Sigourney Weaver has a field day in her smaller, supporting role as the wicked stepmother, oops, make that “bitch boss from hell”, conniving, self-aggrandising and thunderstruck by her inevitable comeuppance. She must have relished the opportunity to swan about in designer clothes and loll fetchingly in silk lingerie sipping champagne like a witch in an American soap opera after her months up an African mountain with a bunch of smelly gorillas.

Harrison Ford as the uptown sex object is scarcely stretched but provides a relaxed, urbane air and hits the right, light note.
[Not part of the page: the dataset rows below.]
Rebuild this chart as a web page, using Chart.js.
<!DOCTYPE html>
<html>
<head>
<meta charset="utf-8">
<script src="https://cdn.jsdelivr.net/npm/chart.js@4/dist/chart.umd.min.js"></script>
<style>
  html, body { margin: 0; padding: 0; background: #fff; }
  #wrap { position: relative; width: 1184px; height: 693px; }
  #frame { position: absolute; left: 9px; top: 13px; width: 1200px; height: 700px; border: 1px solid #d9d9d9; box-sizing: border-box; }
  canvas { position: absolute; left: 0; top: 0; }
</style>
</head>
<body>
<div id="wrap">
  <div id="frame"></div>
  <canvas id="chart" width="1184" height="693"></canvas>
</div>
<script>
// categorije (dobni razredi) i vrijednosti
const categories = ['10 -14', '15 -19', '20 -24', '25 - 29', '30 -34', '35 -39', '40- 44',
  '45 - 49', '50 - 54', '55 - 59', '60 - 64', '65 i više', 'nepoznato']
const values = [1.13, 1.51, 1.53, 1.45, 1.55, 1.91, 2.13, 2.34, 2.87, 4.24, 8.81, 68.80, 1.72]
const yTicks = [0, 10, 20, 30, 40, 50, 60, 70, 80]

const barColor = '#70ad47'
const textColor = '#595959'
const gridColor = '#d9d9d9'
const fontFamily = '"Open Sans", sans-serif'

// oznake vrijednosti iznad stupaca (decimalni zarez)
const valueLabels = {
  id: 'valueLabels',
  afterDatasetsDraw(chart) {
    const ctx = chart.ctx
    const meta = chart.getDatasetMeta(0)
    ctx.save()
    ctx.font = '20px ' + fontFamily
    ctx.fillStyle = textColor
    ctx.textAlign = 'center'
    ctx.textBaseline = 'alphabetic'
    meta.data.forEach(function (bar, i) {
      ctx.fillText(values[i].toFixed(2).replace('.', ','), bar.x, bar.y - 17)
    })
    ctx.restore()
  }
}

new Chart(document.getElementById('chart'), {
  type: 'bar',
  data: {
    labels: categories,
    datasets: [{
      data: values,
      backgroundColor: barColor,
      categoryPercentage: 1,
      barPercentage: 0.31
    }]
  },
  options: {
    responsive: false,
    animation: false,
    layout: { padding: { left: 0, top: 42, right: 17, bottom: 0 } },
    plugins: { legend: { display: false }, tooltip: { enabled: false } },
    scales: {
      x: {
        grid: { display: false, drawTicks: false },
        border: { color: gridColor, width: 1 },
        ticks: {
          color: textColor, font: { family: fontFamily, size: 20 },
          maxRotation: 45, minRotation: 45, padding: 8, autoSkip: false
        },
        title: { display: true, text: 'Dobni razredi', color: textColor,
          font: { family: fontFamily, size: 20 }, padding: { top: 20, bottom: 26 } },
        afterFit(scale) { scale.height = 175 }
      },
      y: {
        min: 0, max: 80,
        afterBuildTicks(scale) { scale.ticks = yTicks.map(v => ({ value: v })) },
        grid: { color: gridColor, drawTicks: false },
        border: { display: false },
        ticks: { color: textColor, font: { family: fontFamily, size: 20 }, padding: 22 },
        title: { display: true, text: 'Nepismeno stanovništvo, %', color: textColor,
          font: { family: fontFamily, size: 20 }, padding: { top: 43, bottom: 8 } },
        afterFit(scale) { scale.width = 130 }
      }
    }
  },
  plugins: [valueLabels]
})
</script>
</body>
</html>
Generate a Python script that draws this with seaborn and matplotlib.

In smaller roles there are two up-and-comers worth noting: Joan Cusack as Tess’s sympathetic but unimaginative (except with her make-up) girlfriend is a born scene-stealer and Alec Baldwin (from Beetlejuice) as Tess’s philandering boyfriend Mick is hot stuff.

The plotting of Tess’s meteoric rise from coffee maker to merger mastermind is adroit, with director Mike Nichols careful to observe neat and amusing little details. But it does seem odd that such a supposedly smart cookie bent on self-improvement should look quite so tacky as she does at the beginning.

It’s a little hard to see at this distance why a fairly simple fable seized people’s fancies to the extent it did, but it’s certainly entertaining and loses nothing on a TV screen. Presumably we little people still get a kick out of seeing the good girl become the belle of the ball.

At times naively told, but a witty and rewarding insight into the ecosystem of the concrete jungle nonetheless.